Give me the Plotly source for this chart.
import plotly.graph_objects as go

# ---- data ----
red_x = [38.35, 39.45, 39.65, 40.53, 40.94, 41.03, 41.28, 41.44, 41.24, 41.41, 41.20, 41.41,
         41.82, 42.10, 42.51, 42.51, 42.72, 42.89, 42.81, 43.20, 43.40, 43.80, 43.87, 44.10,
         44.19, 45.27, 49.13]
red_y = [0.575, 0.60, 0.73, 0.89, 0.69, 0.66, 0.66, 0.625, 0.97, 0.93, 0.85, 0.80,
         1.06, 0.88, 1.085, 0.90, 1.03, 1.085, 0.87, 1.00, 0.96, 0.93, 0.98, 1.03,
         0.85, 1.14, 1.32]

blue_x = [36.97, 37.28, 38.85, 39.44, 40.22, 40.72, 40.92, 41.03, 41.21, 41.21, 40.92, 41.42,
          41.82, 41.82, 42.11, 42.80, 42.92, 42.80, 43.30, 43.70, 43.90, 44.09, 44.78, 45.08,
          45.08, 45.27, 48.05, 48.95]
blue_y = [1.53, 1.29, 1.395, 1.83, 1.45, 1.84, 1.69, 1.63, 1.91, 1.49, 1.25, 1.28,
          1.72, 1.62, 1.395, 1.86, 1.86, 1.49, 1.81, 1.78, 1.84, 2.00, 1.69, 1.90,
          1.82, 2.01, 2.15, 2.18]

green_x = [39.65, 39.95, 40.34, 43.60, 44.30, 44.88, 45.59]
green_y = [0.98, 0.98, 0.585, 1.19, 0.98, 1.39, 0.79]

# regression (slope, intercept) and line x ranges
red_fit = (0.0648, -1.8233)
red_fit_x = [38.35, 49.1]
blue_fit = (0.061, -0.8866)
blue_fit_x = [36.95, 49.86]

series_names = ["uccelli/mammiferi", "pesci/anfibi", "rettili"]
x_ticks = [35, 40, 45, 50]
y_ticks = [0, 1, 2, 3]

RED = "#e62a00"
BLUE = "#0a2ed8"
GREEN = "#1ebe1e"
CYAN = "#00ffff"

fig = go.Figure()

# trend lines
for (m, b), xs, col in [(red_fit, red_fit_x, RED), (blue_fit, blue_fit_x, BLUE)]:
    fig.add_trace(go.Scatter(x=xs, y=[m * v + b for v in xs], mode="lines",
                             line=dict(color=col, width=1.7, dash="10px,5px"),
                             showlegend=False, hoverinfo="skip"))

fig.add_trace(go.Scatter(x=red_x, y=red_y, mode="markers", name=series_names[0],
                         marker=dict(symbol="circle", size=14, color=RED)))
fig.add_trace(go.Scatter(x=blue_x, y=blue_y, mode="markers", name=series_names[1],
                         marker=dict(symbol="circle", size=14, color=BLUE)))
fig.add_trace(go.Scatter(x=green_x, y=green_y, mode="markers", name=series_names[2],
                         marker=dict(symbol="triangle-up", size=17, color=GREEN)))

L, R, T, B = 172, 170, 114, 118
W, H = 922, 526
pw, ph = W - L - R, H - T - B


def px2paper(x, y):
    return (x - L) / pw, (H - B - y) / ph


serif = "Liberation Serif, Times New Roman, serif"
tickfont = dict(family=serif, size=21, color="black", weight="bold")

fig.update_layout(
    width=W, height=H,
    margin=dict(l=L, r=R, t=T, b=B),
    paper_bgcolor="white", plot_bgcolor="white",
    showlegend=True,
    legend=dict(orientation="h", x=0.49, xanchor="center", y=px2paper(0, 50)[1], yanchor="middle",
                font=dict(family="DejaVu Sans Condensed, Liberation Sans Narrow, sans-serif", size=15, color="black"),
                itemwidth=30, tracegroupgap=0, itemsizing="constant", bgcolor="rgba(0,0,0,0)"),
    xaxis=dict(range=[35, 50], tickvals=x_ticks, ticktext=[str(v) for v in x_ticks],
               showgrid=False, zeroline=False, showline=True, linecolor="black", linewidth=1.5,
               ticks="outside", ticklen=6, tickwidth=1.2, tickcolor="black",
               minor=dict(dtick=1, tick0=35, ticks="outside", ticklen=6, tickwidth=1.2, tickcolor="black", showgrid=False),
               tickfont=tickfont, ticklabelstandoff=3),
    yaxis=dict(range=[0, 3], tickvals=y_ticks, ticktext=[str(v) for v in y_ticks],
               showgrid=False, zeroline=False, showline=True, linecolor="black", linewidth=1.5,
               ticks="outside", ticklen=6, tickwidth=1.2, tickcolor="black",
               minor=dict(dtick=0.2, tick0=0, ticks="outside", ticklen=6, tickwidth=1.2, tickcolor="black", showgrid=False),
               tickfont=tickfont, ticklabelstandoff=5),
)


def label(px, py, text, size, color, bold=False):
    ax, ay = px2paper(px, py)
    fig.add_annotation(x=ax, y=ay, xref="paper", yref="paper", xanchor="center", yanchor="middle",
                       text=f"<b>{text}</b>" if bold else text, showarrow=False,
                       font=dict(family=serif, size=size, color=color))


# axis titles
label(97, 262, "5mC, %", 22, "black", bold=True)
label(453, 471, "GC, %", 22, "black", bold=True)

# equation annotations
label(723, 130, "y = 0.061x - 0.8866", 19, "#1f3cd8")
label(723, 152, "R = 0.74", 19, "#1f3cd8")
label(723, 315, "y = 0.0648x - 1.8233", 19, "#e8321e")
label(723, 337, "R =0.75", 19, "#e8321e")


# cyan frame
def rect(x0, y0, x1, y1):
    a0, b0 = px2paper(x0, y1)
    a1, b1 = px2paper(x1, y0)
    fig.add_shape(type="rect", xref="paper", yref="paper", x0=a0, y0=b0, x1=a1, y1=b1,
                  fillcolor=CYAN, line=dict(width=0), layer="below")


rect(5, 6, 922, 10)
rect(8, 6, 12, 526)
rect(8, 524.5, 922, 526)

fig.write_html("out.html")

» What is expected: Set down the material above again, word for word.

» Solved problem:
Give me the Plotly source for this chart.
import plotly.graph_objects as go

# ---- data ----
red_x = [38.35, 39.45, 39.65, 40.53, 40.94, 41.03, 41.28, 41.44, 41.24, 41.41, 41.20, 41.41,
         41.82, 42.10, 42.51, 42.51, 42.72, 42.89, 42.81, 43.20, 43.40, 43.80, 43.87, 44.10,
         44.19, 45.27, 49.13]
red_y = [0.575, 0.60, 0.73, 0.89, 0.69, 0.66, 0.66, 0.625, 0.97, 0.93, 0.85, 0.80,
         1.06, 0.88, 1.085, 0.90, 1.03, 1.085, 0.87, 1.00, 0.96, 0.93, 0.98, 1.03,
         0.85, 1.14, 1.32]

blue_x = [36.97, 37.28, 38.85, 39.44, 40.22, 40.72, 40.92, 41.03, 41.21, 41.21, 40.92, 41.42,
          41.82, 41.82, 42.11, 42.80, 42.92, 42.80, 43.30, 43.70, 43.90, 44.09, 44.78, 45.08,
          45.08, 45.27, 48.05, 48.95]
blue_y = [1.53, 1.29, 1.395, 1.83, 1.45, 1.84, 1.69, 1.63, 1.91, 1.49, 1.25, 1.28,
          1.72, 1.62, 1.395, 1.86, 1.86, 1.49, 1.81, 1.78, 1.84, 2.00, 1.69, 1.90,
          1.82, 2.01, 2.15, 2.18]

green_x = [39.65, 39.95, 40.34, 43.60, 44.30, 44.88, 45.59]
green_y = [0.98, 0.98, 0.585, 1.19, 0.98, 1.39, 0.79]

# regression (slope, intercept) and line x ranges
red_fit = (0.0648, -1.8233)
red_fit_x = [38.35, 49.1]
blue_fit = (0.061, -0.8866)
blue_fit_x = [36.95, 49.86]

series_names = ["uccelli/mammiferi", "pesci/anfibi", "rettili"]
x_ticks = [35, 40, 45, 50]
y_ticks = [0, 1, 2, 3]

RED = "#e62a00"
BLUE = "#0a2ed8"
GREEN = "#1ebe1e"
CYAN = "#00ffff"

fig = go.Figure()

# trend lines
for (m, b), xs, col in [(red_fit, red_fit_x, RED), (blue_fit, blue_fit_x, BLUE)]:
    fig.add_trace(go.Scatter(x=xs, y=[m * v + b for v in xs], mode="lines",
                             line=dict(color=col, width=1.7, dash="10px,5px"),
                             showlegend=False, hoverinfo="skip"))

fig.add_trace(go.Scatter(x=red_x, y=red_y, mode="markers", name=series_names[0],
                         marker=dict(symbol="circle", size=14, color=RED)))
fig.add_trace(go.Scatter(x=blue_x, y=blue_y, mode="markers", name=series_names[1],
                         marker=dict(symbol="circle", size=14, color=BLUE)))
fig.add_trace(go.Scatter(x=green_x, y=green_y, mode="markers", name=series_names[2],
                         marker=dict(symbol="triangle-up", size=17, color=GREEN)))

L, R, T, B = 172, 170, 114, 118
W, H = 922, 526
pw, ph = W - L - R, H - T - B


def px2paper(x, y):
    return (x - L) / pw, (H - B - y) / ph


serif = "Liberation Serif, Times New Roman, serif"
tickfont = dict(family=serif, size=21, color="black", weight="bold")

fig.update_layout(
    width=W, height=H,
    margin=dict(l=L, r=R, t=T, b=B),
    paper_bgcolor="white", plot_bgcolor="white",
    showlegend=True,
    legend=dict(orientation="h", x=0.49, xanchor="center", y=px2paper(0, 50)[1], yanchor="middle",
                font=dict(family="DejaVu Sans Condensed, Liberation Sans Narrow, sans-serif", size=15, color="black"),
                itemwidth=30, tracegroupgap=0, itemsizing="constant", bgcolor="rgba(0,0,0,0)"),
    xaxis=dict(range=[35, 50], tickvals=x_ticks, ticktext=[str(v) for v in x_ticks],
               showgrid=False, zeroline=False, showline=True, linecolor="black", linewidth=1.5,
               ticks="outside", ticklen=6, tickwidth=1.2, tickcolor="black",
               minor=dict(dtick=1, tick0=35, ticks="outside", ticklen=6, tickwidth=1.2, tickcolor="black", showgrid=False),
               tickfont=tickfont, ticklabelstandoff=3),
    yaxis=dict(range=[0, 3], tickvals=y_ticks, ticktext=[str(v) for v in y_ticks],
               showgrid=False, zeroline=False, showline=True, linecolor="black", linewidth=1.5,
               ticks="outside", ticklen=6, tickwidth=1.2, tickcolor="black",
               minor=dict(dtick=0.2, tick0=0, ticks="outside", ticklen=6, tickwidth=1.2, tickcolor="black", showgrid=False),
               tickfont=tickfont, ticklabelstandoff=5),
)


def label(px, py, text, size, color, bold=False):
    ax, ay = px2paper(px, py)
    fig.add_annotation(x=ax, y=ay, xref="paper", yref="paper", xanchor="center", yanchor="middle",
                       text=f"<b>{text}</b>" if bold else text, showarrow=False,
                       font=dict(family=serif, size=size, color=color))


# axis titles
label(97, 262, "5mC, %", 22, "black", bold=True)
label(453, 471, "GC, %", 22, "black", bold=True)

# equation annotations
label(723, 130, "y = 0.061x - 0.8866", 19, "#1f3cd8")
label(723, 152, "R = 0.74", 19, "#1f3cd8")
label(723, 315, "y = 0.0648x - 1.8233", 19, "#e8321e")
label(723, 337, "R =0.75", 19, "#e8321e")


# cyan frame
def rect(x0, y0, x1, y1):
    a0, b0 = px2paper(x0, y1)
    a1, b1 = px2paper(x1, y0)
    fig.add_shape(type="rect", xref="paper", yref="paper", x0=a0, y0=b0, x1=a1, y1=b1,
                  fillcolor=CYAN, line=dict(width=0), layer="below")


rect(5, 6, 922, 10)
rect(8, 6, 12, 526)
rect(8, 524.5, 922, 526)

fig.write_html("out.html")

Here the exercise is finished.